Using the data below, gather each line that includes the word "this".

== INFORMATION GIVEN ==
○ ○ ○ ○ ○ ○ ○

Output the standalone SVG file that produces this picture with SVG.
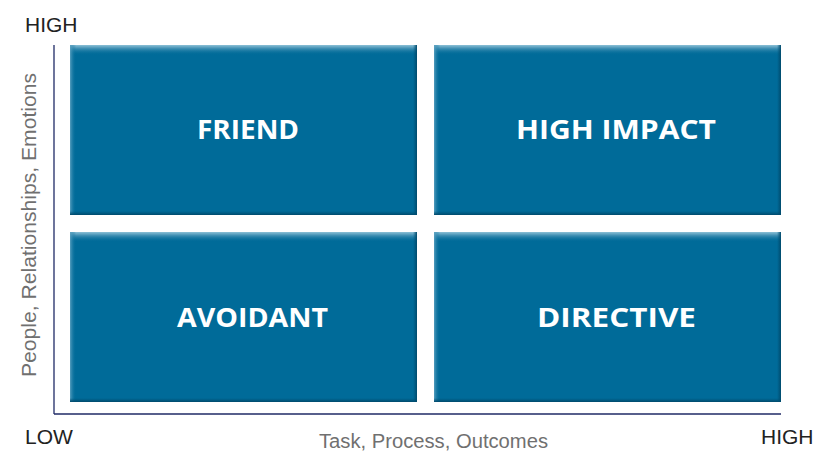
<svg xmlns="http://www.w3.org/2000/svg" width="827" height="451" viewBox="0 0 827 451">
  <defs>
    <linearGradient id="topBevel" x1="0" y1="0" x2="0" y2="1">
      <stop offset="0" stop-color="#8cc0d6"/>
      <stop offset="0.35" stop-color="#3f8fb3"/>
      <stop offset="1" stop-color="#006b99" stop-opacity="0"/>
    </linearGradient>
    <linearGradient id="leftBevel" x1="0" y1="0" x2="1" y2="0">
      <stop offset="0" stop-color="#5fa3c2" stop-opacity="0.9"/>
      <stop offset="1" stop-color="#006b99" stop-opacity="0"/>
    </linearGradient>
    <linearGradient id="bottomBevel" x1="0" y1="0" x2="0" y2="1">
      <stop offset="0" stop-color="#004f73" stop-opacity="0"/>
      <stop offset="1" stop-color="#004a6c"/>
    </linearGradient>
    <linearGradient id="rightBevel" x1="0" y1="0" x2="1" y2="0">
      <stop offset="0" stop-color="#004f73" stop-opacity="0"/>
      <stop offset="1" stop-color="#004a6c"/>
    </linearGradient>
    <symbol id="tile" viewBox="0 0 347 170" width="347" height="170">
      <rect x="0" y="0" width="347" height="170" fill="#006b99"/>
      <rect x="0" y="0" width="347" height="10" fill="url(#topBevel)"/>
      <rect x="0" y="0" width="6" height="170" fill="url(#leftBevel)"/>
      <rect x="0" y="166" width="347" height="4" fill="url(#bottomBevel)"/>
      <rect x="343" y="0" width="4" height="170" fill="url(#rightBevel)"/>
    </symbol>
  </defs>
  <style>
    .label { font-family: "Open Sans", "Liberation Sans", sans-serif; font-weight: bold; font-size: 27px; fill: #ffffff; text-anchor: middle; }
    .end { font-family: "Liberation Sans", Arial, sans-serif; font-size: 21px; fill: #222222; }
    .axisTitle { font-family: "Liberation Sans", Arial, sans-serif; font-size: 19.5px; fill: #707070; text-anchor: middle; }
    .axis { stroke: #1f2a66; stroke-width: 1.3; fill: none; }
  </style>

  <rect width="827" height="451" fill="#ffffff"/>

  <!-- axes -->
  <g id="axes">
    <line class="axis" x1="54" y1="45" x2="54" y2="414"/>
    <line class="axis" x1="54" y1="414" x2="781" y2="414"/>
  </g>

  <!-- quadrants -->
  <g id="friend">
    <use href="#tile" x="70" y="45"/>
    <text class="label" x="248" y="139" textLength="102" lengthAdjust="spacingAndGlyphs">FRIEND</text>
  </g>
  <g id="high-impact">
    <use href="#tile" x="434" y="45"/>
    <text class="label" x="616" y="139" textLength="200" lengthAdjust="spacingAndGlyphs">HIGH IMPACT</text>
  </g>
  <g id="avoidant">
    <use href="#tile" x="70" y="232"/>
    <text class="label" x="252.5" y="327" textLength="151" lengthAdjust="spacingAndGlyphs">AVOIDANT</text>
  </g>
  <g id="directive">
    <use href="#tile" x="434" y="232"/>
    <text class="label" x="616.5" y="327" textLength="159" lengthAdjust="spacingAndGlyphs">DIRECTIVE</text>
  </g>

  <!-- axis labels -->
  <g id="axis-labels">
    <text class="end" x="25" y="32">HIGH</text>
    <text class="end" x="25" y="444">LOW</text>
    <text class="end" x="761" y="444">HIGH</text>
    <text class="axisTitle" x="433.5" y="448" textLength="229" lengthAdjust="spacingAndGlyphs">Task, Process, Outcomes</text>
    <text class="axisTitle" transform="translate(36 225) rotate(-90)" textLength="304" lengthAdjust="spacingAndGlyphs">People, Relationships, Emotions</text>
  </g>
</svg>
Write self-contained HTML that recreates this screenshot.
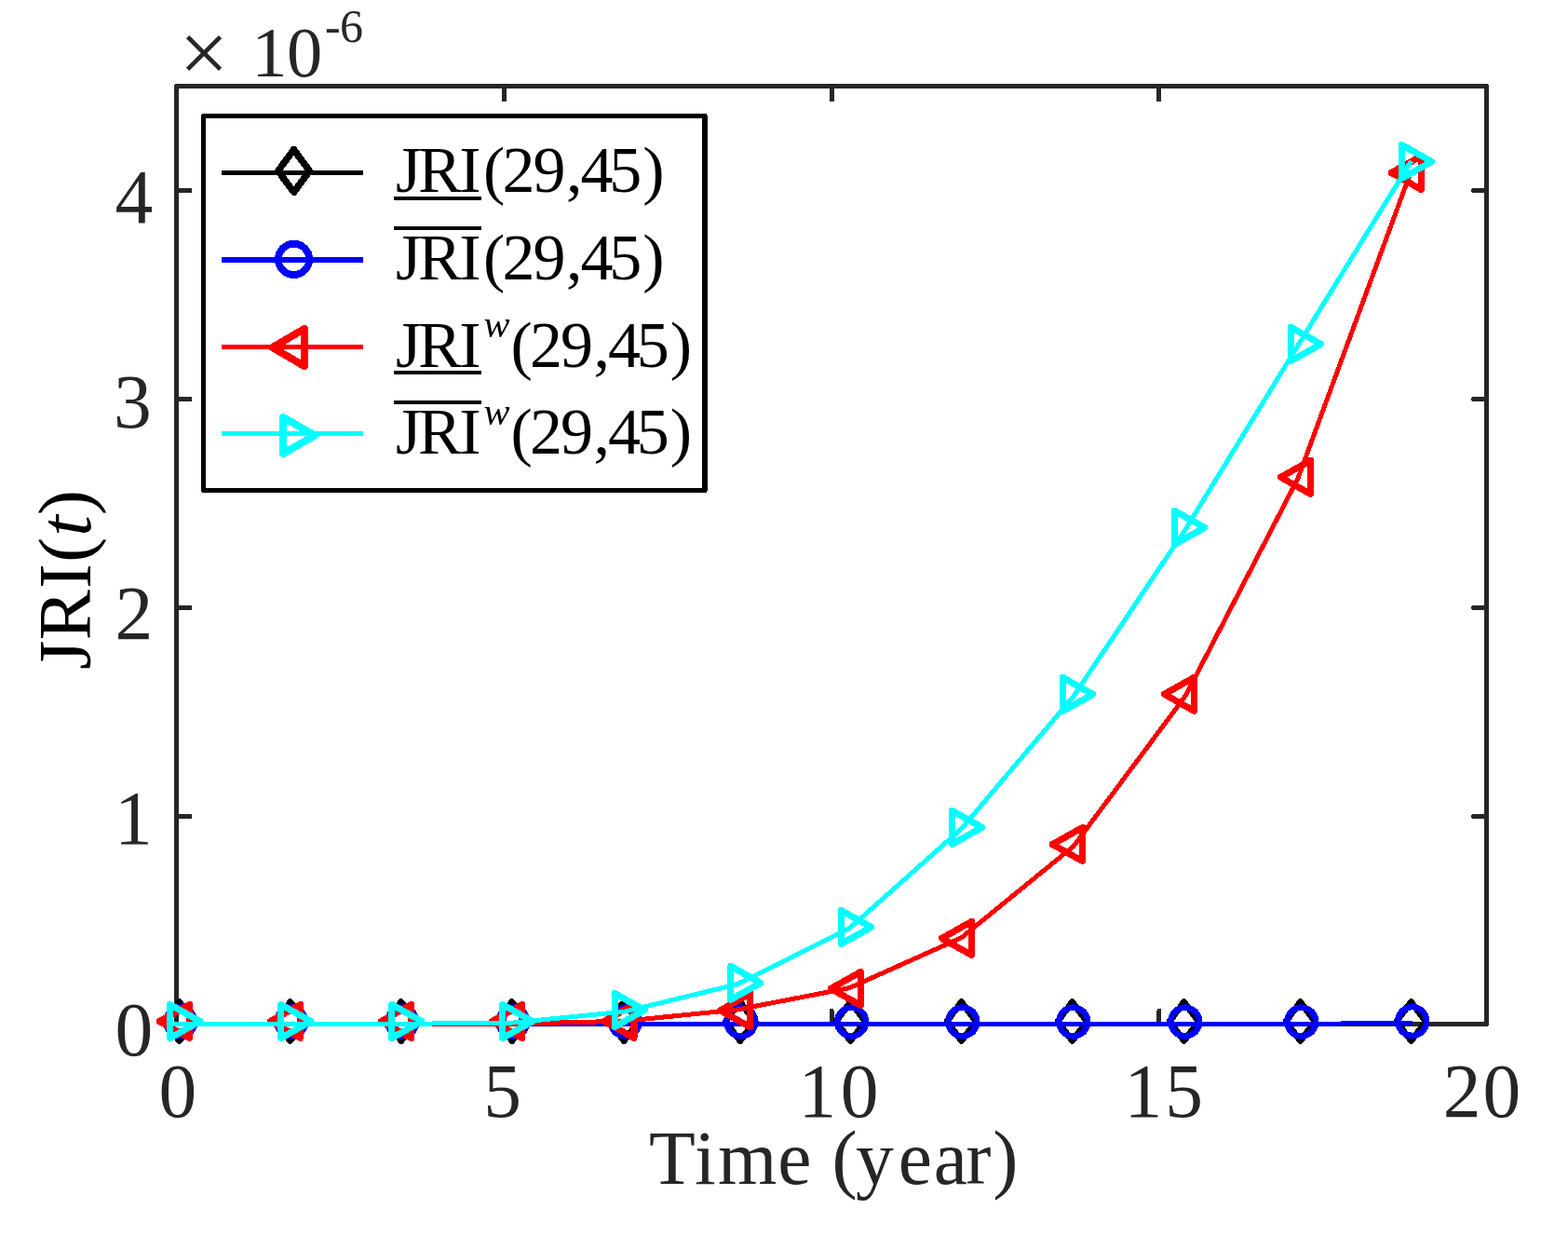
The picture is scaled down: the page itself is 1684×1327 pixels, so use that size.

○ ○ ○ ○ ○ ○ ○

== COMPLETED TASK ==
Output the standalone SVG file that produces this picture with SVG.
Write self-contained HTML that recreates this screenshot.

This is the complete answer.